What is being asked = Give an exact copy of every line, leaving images out.

-- begin --

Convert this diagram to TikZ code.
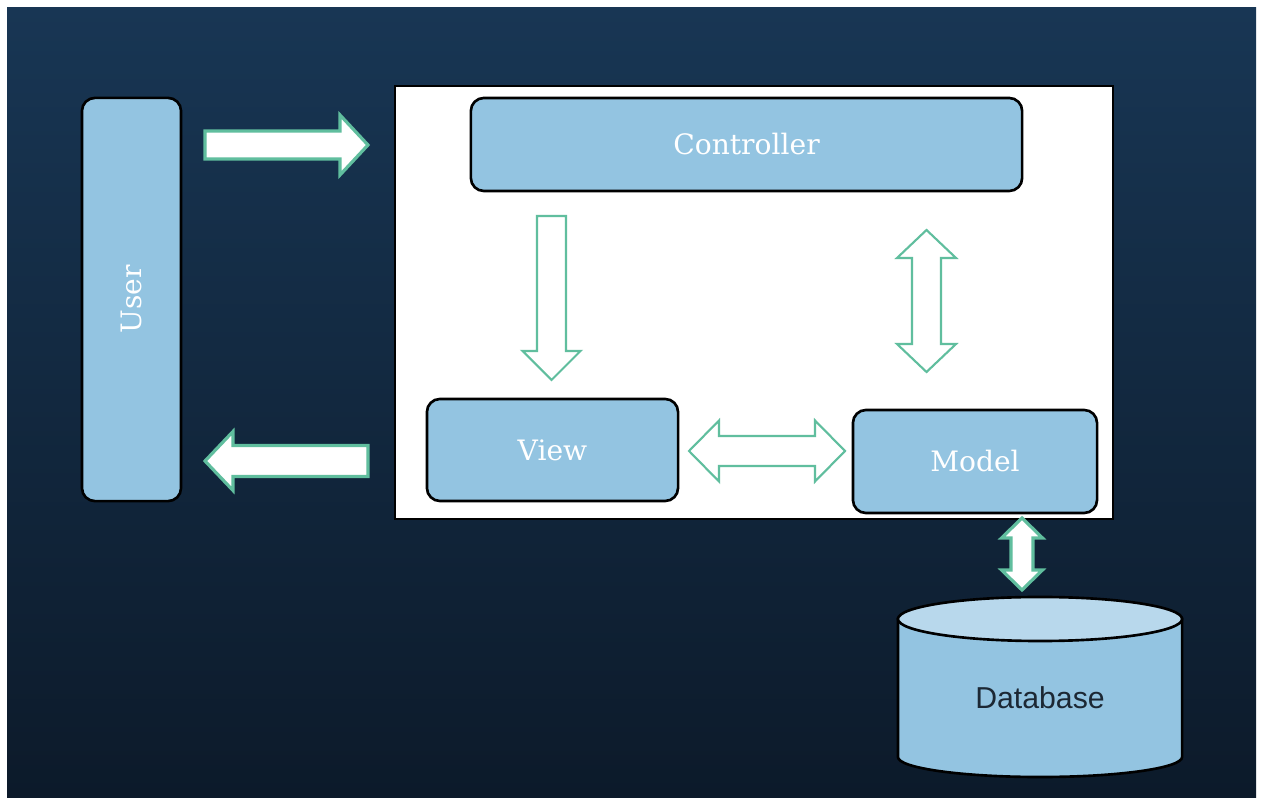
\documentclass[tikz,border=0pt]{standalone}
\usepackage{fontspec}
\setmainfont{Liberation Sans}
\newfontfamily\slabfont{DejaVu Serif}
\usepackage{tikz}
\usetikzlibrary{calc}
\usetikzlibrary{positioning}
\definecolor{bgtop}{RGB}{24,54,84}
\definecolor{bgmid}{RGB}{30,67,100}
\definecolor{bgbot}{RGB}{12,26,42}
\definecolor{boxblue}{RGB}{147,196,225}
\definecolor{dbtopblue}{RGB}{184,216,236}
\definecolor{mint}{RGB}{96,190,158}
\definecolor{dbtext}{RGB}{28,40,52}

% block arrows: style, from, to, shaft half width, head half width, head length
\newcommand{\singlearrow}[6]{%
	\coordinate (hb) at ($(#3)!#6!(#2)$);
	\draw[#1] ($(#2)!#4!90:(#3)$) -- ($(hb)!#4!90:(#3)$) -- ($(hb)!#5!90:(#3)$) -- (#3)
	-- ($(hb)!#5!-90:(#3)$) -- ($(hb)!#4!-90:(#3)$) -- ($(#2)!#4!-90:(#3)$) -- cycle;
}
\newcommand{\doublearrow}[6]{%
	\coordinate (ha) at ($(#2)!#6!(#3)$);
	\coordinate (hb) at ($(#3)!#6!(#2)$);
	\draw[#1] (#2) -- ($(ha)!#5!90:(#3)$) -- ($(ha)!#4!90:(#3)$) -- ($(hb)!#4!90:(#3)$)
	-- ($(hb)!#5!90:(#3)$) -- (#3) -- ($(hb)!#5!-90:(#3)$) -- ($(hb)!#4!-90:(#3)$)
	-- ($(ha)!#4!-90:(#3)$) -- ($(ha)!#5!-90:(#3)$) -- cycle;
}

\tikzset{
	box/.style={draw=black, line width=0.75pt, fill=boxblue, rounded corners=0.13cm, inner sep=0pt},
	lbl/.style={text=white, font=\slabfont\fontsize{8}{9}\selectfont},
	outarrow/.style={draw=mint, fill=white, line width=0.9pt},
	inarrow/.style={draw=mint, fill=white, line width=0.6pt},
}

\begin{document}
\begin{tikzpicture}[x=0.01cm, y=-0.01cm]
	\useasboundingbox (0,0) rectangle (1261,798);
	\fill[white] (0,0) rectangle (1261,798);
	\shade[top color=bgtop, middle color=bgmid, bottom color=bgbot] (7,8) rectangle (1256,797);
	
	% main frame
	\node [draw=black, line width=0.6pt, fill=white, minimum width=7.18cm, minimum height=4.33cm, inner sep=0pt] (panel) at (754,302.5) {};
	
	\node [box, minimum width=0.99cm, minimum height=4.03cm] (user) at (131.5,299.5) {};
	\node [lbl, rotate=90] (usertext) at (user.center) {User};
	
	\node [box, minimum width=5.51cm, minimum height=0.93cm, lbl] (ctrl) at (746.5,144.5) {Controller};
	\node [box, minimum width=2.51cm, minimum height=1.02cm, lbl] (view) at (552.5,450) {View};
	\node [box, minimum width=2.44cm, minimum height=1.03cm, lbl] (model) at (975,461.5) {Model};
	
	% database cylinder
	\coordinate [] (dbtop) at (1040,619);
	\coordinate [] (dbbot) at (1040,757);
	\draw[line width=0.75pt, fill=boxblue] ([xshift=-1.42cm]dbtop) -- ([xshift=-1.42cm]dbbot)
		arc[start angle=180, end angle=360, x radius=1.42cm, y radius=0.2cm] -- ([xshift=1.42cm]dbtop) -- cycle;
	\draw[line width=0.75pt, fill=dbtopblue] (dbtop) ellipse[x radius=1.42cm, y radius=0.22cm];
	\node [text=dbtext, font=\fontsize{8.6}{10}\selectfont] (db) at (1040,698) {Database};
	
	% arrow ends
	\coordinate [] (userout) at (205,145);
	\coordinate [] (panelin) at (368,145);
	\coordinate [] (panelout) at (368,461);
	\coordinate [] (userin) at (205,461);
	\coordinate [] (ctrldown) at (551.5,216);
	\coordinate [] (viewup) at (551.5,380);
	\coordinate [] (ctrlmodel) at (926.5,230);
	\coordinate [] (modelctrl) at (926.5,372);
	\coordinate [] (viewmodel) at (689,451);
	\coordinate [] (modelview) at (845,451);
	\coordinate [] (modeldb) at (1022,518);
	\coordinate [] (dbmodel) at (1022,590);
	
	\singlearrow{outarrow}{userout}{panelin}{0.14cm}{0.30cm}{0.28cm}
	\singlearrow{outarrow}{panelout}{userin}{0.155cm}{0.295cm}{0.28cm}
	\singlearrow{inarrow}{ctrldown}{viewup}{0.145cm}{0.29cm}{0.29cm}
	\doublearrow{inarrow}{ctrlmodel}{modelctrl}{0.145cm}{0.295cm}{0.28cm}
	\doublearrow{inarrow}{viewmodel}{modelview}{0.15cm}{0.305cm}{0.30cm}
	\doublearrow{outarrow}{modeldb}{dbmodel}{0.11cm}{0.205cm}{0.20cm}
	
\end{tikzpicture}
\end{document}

-- end --

Result for this task =
Convert this diagram to TikZ code.
\documentclass[tikz,border=0pt]{standalone}
\usepackage{fontspec}
\setmainfont{Liberation Sans}
\newfontfamily\slabfont{DejaVu Serif}
\usepackage{tikz}
\usetikzlibrary{calc}
\usetikzlibrary{positioning}
\definecolor{bgtop}{RGB}{24,54,84}
\definecolor{bgmid}{RGB}{30,67,100}
\definecolor{bgbot}{RGB}{12,26,42}
\definecolor{boxblue}{RGB}{147,196,225}
\definecolor{dbtopblue}{RGB}{184,216,236}
\definecolor{mint}{RGB}{96,190,158}
\definecolor{dbtext}{RGB}{28,40,52}

% block arrows: style, from, to, shaft half width, head half width, head length
\newcommand{\singlearrow}[6]{%
	\coordinate (hb) at ($(#3)!#6!(#2)$);
	\draw[#1] ($(#2)!#4!90:(#3)$) -- ($(hb)!#4!90:(#3)$) -- ($(hb)!#5!90:(#3)$) -- (#3)
	-- ($(hb)!#5!-90:(#3)$) -- ($(hb)!#4!-90:(#3)$) -- ($(#2)!#4!-90:(#3)$) -- cycle;
}
\newcommand{\doublearrow}[6]{%
	\coordinate (ha) at ($(#2)!#6!(#3)$);
	\coordinate (hb) at ($(#3)!#6!(#2)$);
	\draw[#1] (#2) -- ($(ha)!#5!90:(#3)$) -- ($(ha)!#4!90:(#3)$) -- ($(hb)!#4!90:(#3)$)
	-- ($(hb)!#5!90:(#3)$) -- (#3) -- ($(hb)!#5!-90:(#3)$) -- ($(hb)!#4!-90:(#3)$)
	-- ($(ha)!#4!-90:(#3)$) -- ($(ha)!#5!-90:(#3)$) -- cycle;
}

\tikzset{
	box/.style={draw=black, line width=0.75pt, fill=boxblue, rounded corners=0.13cm, inner sep=0pt},
	lbl/.style={text=white, font=\slabfont\fontsize{8}{9}\selectfont},
	outarrow/.style={draw=mint, fill=white, line width=0.9pt},
	inarrow/.style={draw=mint, fill=white, line width=0.6pt},
}

\begin{document}
\begin{tikzpicture}[x=0.01cm, y=-0.01cm]
	\useasboundingbox (0,0) rectangle (1261,798);
	\fill[white] (0,0) rectangle (1261,798);
	\shade[top color=bgtop, middle color=bgmid, bottom color=bgbot] (7,8) rectangle (1256,797);
	
	% main frame
	\node [draw=black, line width=0.6pt, fill=white, minimum width=7.18cm, minimum height=4.33cm, inner sep=0pt] (panel) at (754,302.5) {};
	
	\node [box, minimum width=0.99cm, minimum height=4.03cm] (user) at (131.5,299.5) {};
	\node [lbl, rotate=90] (usertext) at (user.center) {User};
	
	\node [box, minimum width=5.51cm, minimum height=0.93cm, lbl] (ctrl) at (746.5,144.5) {Controller};
	\node [box, minimum width=2.51cm, minimum height=1.02cm, lbl] (view) at (552.5,450) {View};
	\node [box, minimum width=2.44cm, minimum height=1.03cm, lbl] (model) at (975,461.5) {Model};
	
	% database cylinder
	\coordinate [] (dbtop) at (1040,619);
	\coordinate [] (dbbot) at (1040,757);
	\draw[line width=0.75pt, fill=boxblue] ([xshift=-1.42cm]dbtop) -- ([xshift=-1.42cm]dbbot)
		arc[start angle=180, end angle=360, x radius=1.42cm, y radius=0.2cm] -- ([xshift=1.42cm]dbtop) -- cycle;
	\draw[line width=0.75pt, fill=dbtopblue] (dbtop) ellipse[x radius=1.42cm, y radius=0.22cm];
	\node [text=dbtext, font=\fontsize{8.6}{10}\selectfont] (db) at (1040,698) {Database};
	
	% arrow ends
	\coordinate [] (userout) at (205,145);
	\coordinate [] (panelin) at (368,145);
	\coordinate [] (panelout) at (368,461);
	\coordinate [] (userin) at (205,461);
	\coordinate [] (ctrldown) at (551.5,216);
	\coordinate [] (viewup) at (551.5,380);
	\coordinate [] (ctrlmodel) at (926.5,230);
	\coordinate [] (modelctrl) at (926.5,372);
	\coordinate [] (viewmodel) at (689,451);
	\coordinate [] (modelview) at (845,451);
	\coordinate [] (modeldb) at (1022,518);
	\coordinate [] (dbmodel) at (1022,590);
	
	\singlearrow{outarrow}{userout}{panelin}{0.14cm}{0.30cm}{0.28cm}
	\singlearrow{outarrow}{panelout}{userin}{0.155cm}{0.295cm}{0.28cm}
	\singlearrow{inarrow}{ctrldown}{viewup}{0.145cm}{0.29cm}{0.29cm}
	\doublearrow{inarrow}{ctrlmodel}{modelctrl}{0.145cm}{0.295cm}{0.28cm}
	\doublearrow{inarrow}{viewmodel}{modelview}{0.15cm}{0.305cm}{0.30cm}
	\doublearrow{outarrow}{modeldb}{dbmodel}{0.11cm}{0.205cm}{0.20cm}
	
\end{tikzpicture}
\end{document}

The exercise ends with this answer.